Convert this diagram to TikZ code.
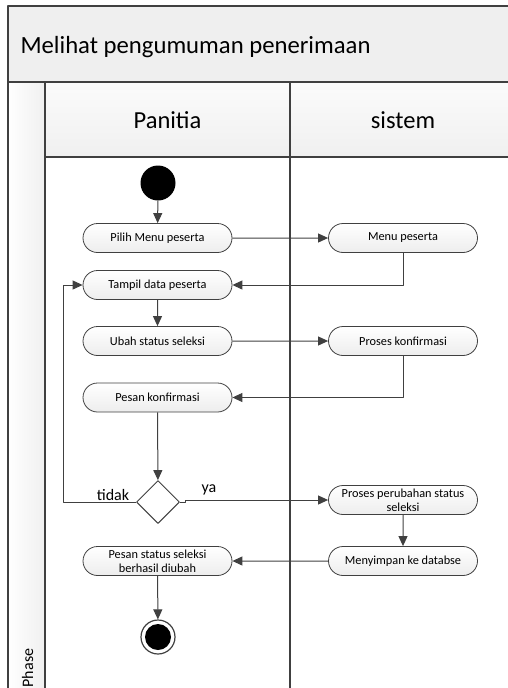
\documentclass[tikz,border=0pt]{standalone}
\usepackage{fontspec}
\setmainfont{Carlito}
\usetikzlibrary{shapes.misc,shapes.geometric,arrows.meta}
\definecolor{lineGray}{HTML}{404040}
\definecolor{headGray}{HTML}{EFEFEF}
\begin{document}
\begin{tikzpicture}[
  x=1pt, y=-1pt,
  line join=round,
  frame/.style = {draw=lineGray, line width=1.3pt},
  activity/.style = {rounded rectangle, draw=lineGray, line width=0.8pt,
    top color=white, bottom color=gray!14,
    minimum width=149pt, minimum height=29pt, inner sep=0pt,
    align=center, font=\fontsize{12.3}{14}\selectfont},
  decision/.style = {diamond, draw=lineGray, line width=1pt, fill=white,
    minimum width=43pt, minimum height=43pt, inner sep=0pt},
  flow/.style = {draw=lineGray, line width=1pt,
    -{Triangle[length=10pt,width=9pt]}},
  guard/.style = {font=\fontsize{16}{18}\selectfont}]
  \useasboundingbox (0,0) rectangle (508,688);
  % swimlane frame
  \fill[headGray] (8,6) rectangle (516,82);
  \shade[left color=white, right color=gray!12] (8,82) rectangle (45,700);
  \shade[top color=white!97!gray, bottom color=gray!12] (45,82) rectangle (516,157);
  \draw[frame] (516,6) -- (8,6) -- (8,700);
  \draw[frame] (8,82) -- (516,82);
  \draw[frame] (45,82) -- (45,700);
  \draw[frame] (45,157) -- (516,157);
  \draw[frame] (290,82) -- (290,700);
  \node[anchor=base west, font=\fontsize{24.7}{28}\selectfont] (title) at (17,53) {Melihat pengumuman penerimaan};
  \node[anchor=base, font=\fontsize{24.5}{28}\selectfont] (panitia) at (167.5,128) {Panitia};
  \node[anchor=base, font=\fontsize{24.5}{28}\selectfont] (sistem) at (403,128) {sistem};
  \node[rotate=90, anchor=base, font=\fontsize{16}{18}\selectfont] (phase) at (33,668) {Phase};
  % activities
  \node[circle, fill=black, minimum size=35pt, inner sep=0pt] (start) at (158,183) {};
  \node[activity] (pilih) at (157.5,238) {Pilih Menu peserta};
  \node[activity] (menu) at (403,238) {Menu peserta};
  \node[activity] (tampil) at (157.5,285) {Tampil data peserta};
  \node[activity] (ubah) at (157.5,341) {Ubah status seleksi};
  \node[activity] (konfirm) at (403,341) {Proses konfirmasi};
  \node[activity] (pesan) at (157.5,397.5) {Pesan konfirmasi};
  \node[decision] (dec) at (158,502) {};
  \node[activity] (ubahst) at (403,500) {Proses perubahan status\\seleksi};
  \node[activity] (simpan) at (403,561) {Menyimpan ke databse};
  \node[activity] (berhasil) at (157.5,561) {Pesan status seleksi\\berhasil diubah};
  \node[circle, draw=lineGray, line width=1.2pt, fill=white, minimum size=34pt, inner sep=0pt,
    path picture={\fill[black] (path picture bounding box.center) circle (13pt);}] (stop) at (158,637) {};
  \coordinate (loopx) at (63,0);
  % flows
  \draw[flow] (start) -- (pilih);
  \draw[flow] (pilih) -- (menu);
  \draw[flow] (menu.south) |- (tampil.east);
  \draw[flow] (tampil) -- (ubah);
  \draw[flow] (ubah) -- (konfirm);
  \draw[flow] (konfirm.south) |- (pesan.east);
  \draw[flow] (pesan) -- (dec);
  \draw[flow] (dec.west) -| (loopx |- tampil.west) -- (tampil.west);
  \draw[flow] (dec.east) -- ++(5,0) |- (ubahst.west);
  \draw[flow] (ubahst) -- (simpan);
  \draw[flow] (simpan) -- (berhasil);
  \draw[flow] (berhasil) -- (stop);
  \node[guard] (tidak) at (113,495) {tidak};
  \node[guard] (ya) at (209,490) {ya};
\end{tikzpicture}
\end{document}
-*-*-
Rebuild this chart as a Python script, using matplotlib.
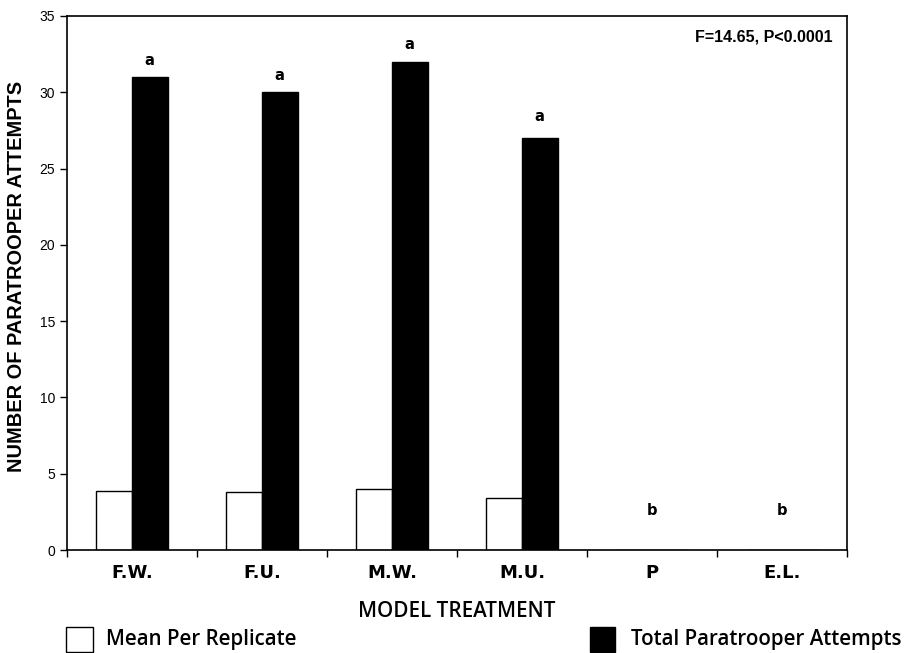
-*-*-
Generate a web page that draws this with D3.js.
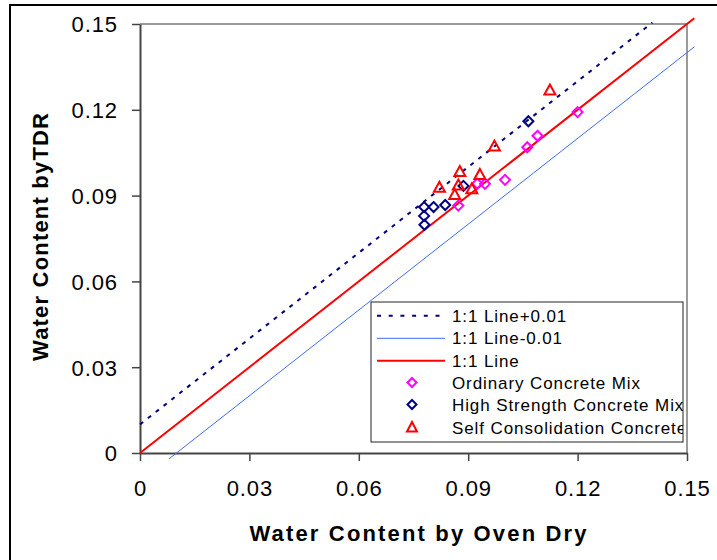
-*-*-
--- Prompt ---
Copy out every line of the listing that includes the string "this".

--- Solution below ---
Convert this diagram to TikZ code.
Rebuild this chart as a Python script, using matplotlib.
Generate a web page that draws this with D3.js.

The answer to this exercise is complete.